EXERCISE OBJECTIVE:
Repeat the listing that follows, character for character, minus the pictures.
:::
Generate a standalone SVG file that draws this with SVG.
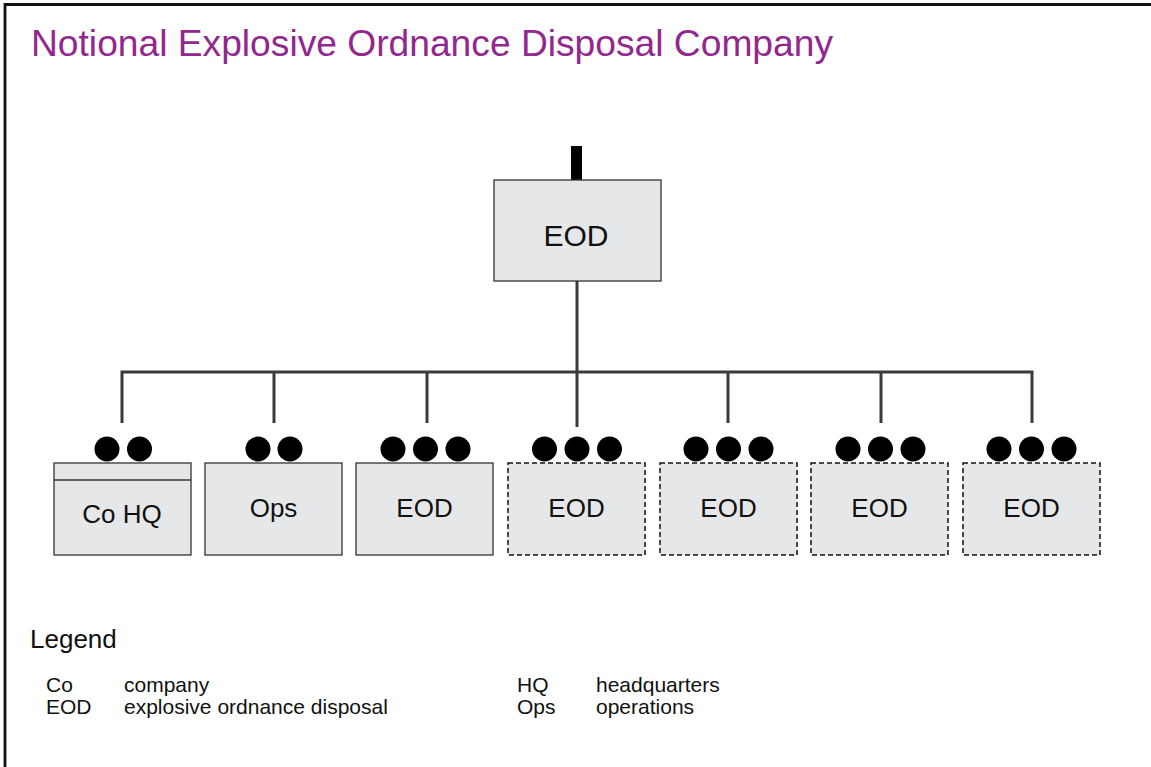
<svg xmlns="http://www.w3.org/2000/svg" width="1151" height="767" viewBox="0 0 1151 767">
  <defs>
    <style>
      text { font-family: "Liberation Sans", Arial, sans-serif; fill: #111; }
      .title { font-size: 37.2px; fill: #92278f; }
      .unit { fill: #e6e7e8; stroke: #333; stroke-width: 1.3; }
      .unit-dash { fill: #e6e7e8; stroke: #111; stroke-width: 1.5; stroke-dasharray: 5 3; }
      .lbl { font-size: 26px; text-anchor: middle; }
      .lbl-top { font-size: 30px; text-anchor: middle; }
      .wire { fill: none; stroke: #3a3a3a; stroke-width: 3; }
      .pip { fill: #000; }
      .legend-h { font-size: 26px; }
      .legend { font-size: 21px; }
    </style>
  </defs>

  <rect x="0" y="0" width="1151" height="767" fill="#fff"/>
  <!-- page frame -->
  <path d="M5 767 V4.5 H1151" fill="none" stroke="#111" stroke-width="2.8"/>

  <text class="title" x="31" y="56">Notional Explosive Ordnance Disposal Company</text>

  <!-- connectors -->
  <g id="connectors">
    <path class="wire" d="M577 281 V427"/>
    <path class="wire" d="M122 423 V372 H1032 V423"/>
    <path class="wire" d="M274 372 V423"/>
    <path class="wire" d="M427 372 V423"/>
    <path class="wire" d="M728 372 V423"/>
    <path class="wire" d="M881 372 V423"/>
  </g>

  <!-- company (top) -->
  <g id="node-company">
    <rect x="571" y="146" width="11" height="34" fill="#000"/>
    <rect class="unit" x="494" y="180" width="167" height="101"/>
    <text class="lbl-top" x="576" y="246">EOD</text>
  </g>

  <!-- company headquarters -->
  <g id="node-cohq">
    <circle class="pip" cx="107" cy="449" r="12.5"/>
    <circle class="pip" cx="139.5" cy="449" r="12.5"/>
    <rect class="unit" x="54" y="463" width="137" height="92"/>
    <line x1="54" y1="480" x2="191" y2="480" stroke="#333" stroke-width="1.3"/>
    <text class="lbl" x="122" y="523">Co HQ</text>
  </g>

  <!-- operations section -->
  <g id="node-ops">
    <circle class="pip" cx="258" cy="449" r="12.5"/>
    <circle class="pip" cx="290" cy="449" r="12.5"/>
    <rect class="unit" x="205" y="463" width="137" height="92"/>
    <text class="lbl" x="273.5" y="517">Ops</text>
  </g>

  <!-- EOD platoons -->
  <g id="node-eod-1">
    <circle class="pip" cx="393" cy="449" r="12.5"/>
    <circle class="pip" cx="425.5" cy="449" r="12.5"/>
    <circle class="pip" cx="458" cy="449" r="12.5"/>
    <rect class="unit" x="356" y="463" width="137" height="92"/>
    <text class="lbl" x="424.5" y="517">EOD</text>
  </g>

  <g id="node-eod-2">
    <circle class="pip" cx="544.5" cy="449" r="12.5"/>
    <circle class="pip" cx="577" cy="449" r="12.5"/>
    <circle class="pip" cx="609.5" cy="449" r="12.5"/>
    <rect class="unit-dash" x="508" y="463" width="137" height="92"/>
    <text class="lbl" x="576.5" y="517">EOD</text>
  </g>

  <g id="node-eod-3">
    <circle class="pip" cx="696" cy="449" r="12.5"/>
    <circle class="pip" cx="728.5" cy="449" r="12.5"/>
    <circle class="pip" cx="761" cy="449" r="12.5"/>
    <rect class="unit-dash" x="660" y="463" width="137" height="92"/>
    <text class="lbl" x="728.5" y="517">EOD</text>
  </g>

  <g id="node-eod-4">
    <circle class="pip" cx="848" cy="449" r="12.5"/>
    <circle class="pip" cx="880.5" cy="449" r="12.5"/>
    <circle class="pip" cx="913" cy="449" r="12.5"/>
    <rect class="unit-dash" x="811" y="463" width="137" height="92"/>
    <text class="lbl" x="879.5" y="517">EOD</text>
  </g>

  <g id="node-eod-5">
    <circle class="pip" cx="999" cy="449" r="12.5"/>
    <circle class="pip" cx="1031.5" cy="449" r="12.5"/>
    <circle class="pip" cx="1064" cy="449" r="12.5"/>
    <rect class="unit-dash" x="963" y="463" width="137" height="92"/>
    <text class="lbl" x="1031.5" y="517">EOD</text>
  </g>

  <!-- legend -->
  <g id="legend">
    <text class="legend-h" x="30" y="648">Legend</text>
    <text class="legend" x="46" y="691.5">Co</text>
    <text class="legend" x="124" y="691.5">company</text>
    <text class="legend" x="46" y="714">EOD</text>
    <text class="legend" x="124" y="714">explosive ordnance disposal</text>
    <text class="legend" x="517" y="691.5">HQ</text>
    <text class="legend" x="596" y="691.5">headquarters</text>
    <text class="legend" x="517" y="714">Ops</text>
    <text class="legend" x="596" y="714">operations</text>
  </g>
</svg>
:::
WRITTEN RESPONSE:
Generate a standalone SVG file that draws this with SVG.
<svg xmlns="http://www.w3.org/2000/svg" width="1151" height="767" viewBox="0 0 1151 767">
  <defs>
    <style>
      text { font-family: "Liberation Sans", Arial, sans-serif; fill: #111; }
      .title { font-size: 37.2px; fill: #92278f; }
      .unit { fill: #e6e7e8; stroke: #333; stroke-width: 1.3; }
      .unit-dash { fill: #e6e7e8; stroke: #111; stroke-width: 1.5; stroke-dasharray: 5 3; }
      .lbl { font-size: 26px; text-anchor: middle; }
      .lbl-top { font-size: 30px; text-anchor: middle; }
      .wire { fill: none; stroke: #3a3a3a; stroke-width: 3; }
      .pip { fill: #000; }
      .legend-h { font-size: 26px; }
      .legend { font-size: 21px; }
    </style>
  </defs>

  <rect x="0" y="0" width="1151" height="767" fill="#fff"/>
  <!-- page frame -->
  <path d="M5 767 V4.5 H1151" fill="none" stroke="#111" stroke-width="2.8"/>

  <text class="title" x="31" y="56">Notional Explosive Ordnance Disposal Company</text>

  <!-- connectors -->
  <g id="connectors">
    <path class="wire" d="M577 281 V427"/>
    <path class="wire" d="M122 423 V372 H1032 V423"/>
    <path class="wire" d="M274 372 V423"/>
    <path class="wire" d="M427 372 V423"/>
    <path class="wire" d="M728 372 V423"/>
    <path class="wire" d="M881 372 V423"/>
  </g>

  <!-- company (top) -->
  <g id="node-company">
    <rect x="571" y="146" width="11" height="34" fill="#000"/>
    <rect class="unit" x="494" y="180" width="167" height="101"/>
    <text class="lbl-top" x="576" y="246">EOD</text>
  </g>

  <!-- company headquarters -->
  <g id="node-cohq">
    <circle class="pip" cx="107" cy="449" r="12.5"/>
    <circle class="pip" cx="139.5" cy="449" r="12.5"/>
    <rect class="unit" x="54" y="463" width="137" height="92"/>
    <line x1="54" y1="480" x2="191" y2="480" stroke="#333" stroke-width="1.3"/>
    <text class="lbl" x="122" y="523">Co HQ</text>
  </g>

  <!-- operations section -->
  <g id="node-ops">
    <circle class="pip" cx="258" cy="449" r="12.5"/>
    <circle class="pip" cx="290" cy="449" r="12.5"/>
    <rect class="unit" x="205" y="463" width="137" height="92"/>
    <text class="lbl" x="273.5" y="517">Ops</text>
  </g>

  <!-- EOD platoons -->
  <g id="node-eod-1">
    <circle class="pip" cx="393" cy="449" r="12.5"/>
    <circle class="pip" cx="425.5" cy="449" r="12.5"/>
    <circle class="pip" cx="458" cy="449" r="12.5"/>
    <rect class="unit" x="356" y="463" width="137" height="92"/>
    <text class="lbl" x="424.5" y="517">EOD</text>
  </g>

  <g id="node-eod-2">
    <circle class="pip" cx="544.5" cy="449" r="12.5"/>
    <circle class="pip" cx="577" cy="449" r="12.5"/>
    <circle class="pip" cx="609.5" cy="449" r="12.5"/>
    <rect class="unit-dash" x="508" y="463" width="137" height="92"/>
    <text class="lbl" x="576.5" y="517">EOD</text>
  </g>

  <g id="node-eod-3">
    <circle class="pip" cx="696" cy="449" r="12.5"/>
    <circle class="pip" cx="728.5" cy="449" r="12.5"/>
    <circle class="pip" cx="761" cy="449" r="12.5"/>
    <rect class="unit-dash" x="660" y="463" width="137" height="92"/>
    <text class="lbl" x="728.5" y="517">EOD</text>
  </g>

  <g id="node-eod-4">
    <circle class="pip" cx="848" cy="449" r="12.5"/>
    <circle class="pip" cx="880.5" cy="449" r="12.5"/>
    <circle class="pip" cx="913" cy="449" r="12.5"/>
    <rect class="unit-dash" x="811" y="463" width="137" height="92"/>
    <text class="lbl" x="879.5" y="517">EOD</text>
  </g>

  <g id="node-eod-5">
    <circle class="pip" cx="999" cy="449" r="12.5"/>
    <circle class="pip" cx="1031.5" cy="449" r="12.5"/>
    <circle class="pip" cx="1064" cy="449" r="12.5"/>
    <rect class="unit-dash" x="963" y="463" width="137" height="92"/>
    <text class="lbl" x="1031.5" y="517">EOD</text>
  </g>

  <!-- legend -->
  <g id="legend">
    <text class="legend-h" x="30" y="648">Legend</text>
    <text class="legend" x="46" y="691.5">Co</text>
    <text class="legend" x="124" y="691.5">company</text>
    <text class="legend" x="46" y="714">EOD</text>
    <text class="legend" x="124" y="714">explosive ordnance disposal</text>
    <text class="legend" x="517" y="691.5">HQ</text>
    <text class="legend" x="596" y="691.5">headquarters</text>
    <text class="legend" x="517" y="714">Ops</text>
    <text class="legend" x="596" y="714">operations</text>
  </g>
</svg>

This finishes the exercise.